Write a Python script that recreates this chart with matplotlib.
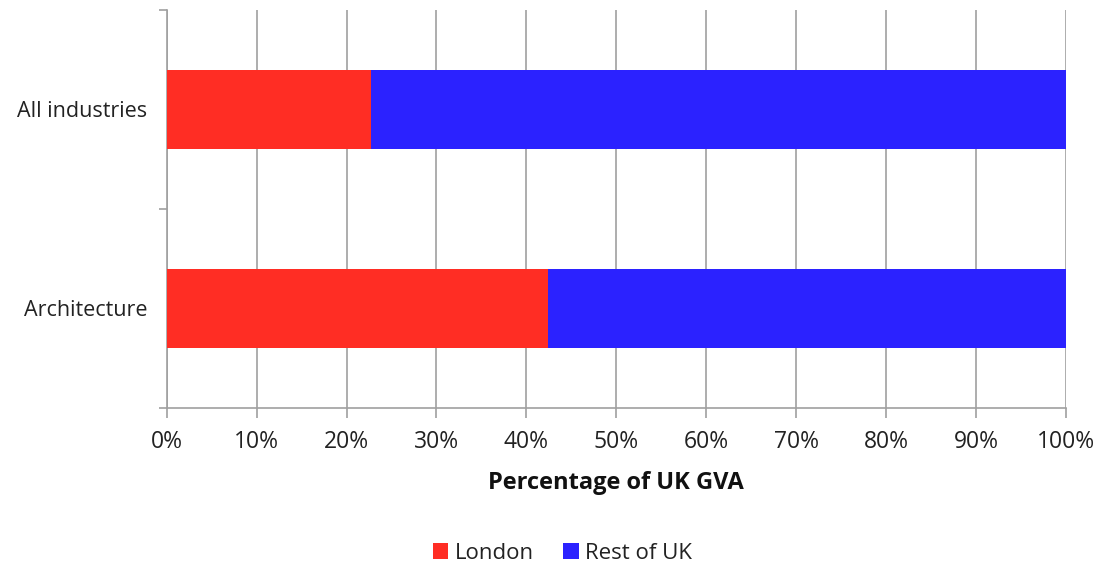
import matplotlib.pyplot as plt
import numpy as np

# Share of UK gross value added produced in London vs. the rest of the UK
categories = ["Architecture", "All industries"]
london = [42.4, 22.75]
rest_of_uk = [57.6, 77.25]
xticks = list(range(0, 101, 10))

RED = "#ff2d24"
BLUE = "#2b22ff"
GRID = "#a0a0a0"

plt.rcParams["font.family"] = ["Open Sans", "DejaVu Sans"]

fig = plt.figure(figsize=(11.03, 5.65), dpi=100)
ax = fig.add_axes([0.1511, 0.2779, 0.8154, 0.7044])

y = np.arange(len(categories))
ax.barh(y, london, height=0.4, color=RED, label="London", zorder=3)
ax.barh(y, rest_of_uk, left=london, height=0.4, color=BLUE, label="Rest of UK", zorder=3)

ax.set_xlim(0, 100)
ax.set_ylim(-0.5, len(categories) - 0.5)

ax.set_xticks(xticks)
ax.set_xticklabels([f"{v}%" for v in xticks])
ax.xaxis.grid(True, color=GRID, linewidth=1.2, zorder=0)

# category labels sit between boundary ticks
ax.set_yticks(y)
ax.set_yticklabels(categories)
ax.set_yticks(np.arange(-0.5, len(categories)), minor=True)
ax.tick_params(axis="y", which="major", length=0, pad=14, labelsize=15.5, labelcolor="#222222")
ax.tick_params(axis="y", which="minor", length=6, width=1.2, color=GRID)
ax.tick_params(axis="x", length=7, width=1.2, color=GRID, labelsize=16.5, labelcolor="#222222", pad=9)

for side in ("top", "right"):
    ax.spines[side].set_visible(False)
for side in ("left", "bottom"):
    ax.spines[side].set_color(GRID)
    ax.spines[side].set_linewidth(1.2)

ax.set_xlabel("Percentage of UK GVA", fontsize=17, fontweight="bold", color="#111111", labelpad=12)

fig.legend(loc="lower center", bbox_to_anchor=(0.51, -0.033), ncol=2, frameon=False,
           fontsize=16, handlelength=0.7, handleheight=0.7, handletextpad=0.3,
           columnspacing=1.3, labelcolor="#222222")

fig.savefig("out.png", dpi=100)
-.-.-
▶ WORK REQUIRED:
Give again, word for word, every line from the top of the data through the line with "ax = fig.add_axes([0.1511, 0.2779, 0.8154, 0.7044])", both ends included, and exclude the pictures.

▶ TASK RESULT:
Write a Python script that recreates this chart with matplotlib.
import matplotlib.pyplot as plt
import numpy as np

# Share of UK gross value added produced in London vs. the rest of the UK
categories = ["Architecture", "All industries"]
london = [42.4, 22.75]
rest_of_uk = [57.6, 77.25]
xticks = list(range(0, 101, 10))

RED = "#ff2d24"
BLUE = "#2b22ff"
GRID = "#a0a0a0"

plt.rcParams["font.family"] = ["Open Sans", "DejaVu Sans"]

fig = plt.figure(figsize=(11.03, 5.65), dpi=100)
ax = fig.add_axes([0.1511, 0.2779, 0.8154, 0.7044])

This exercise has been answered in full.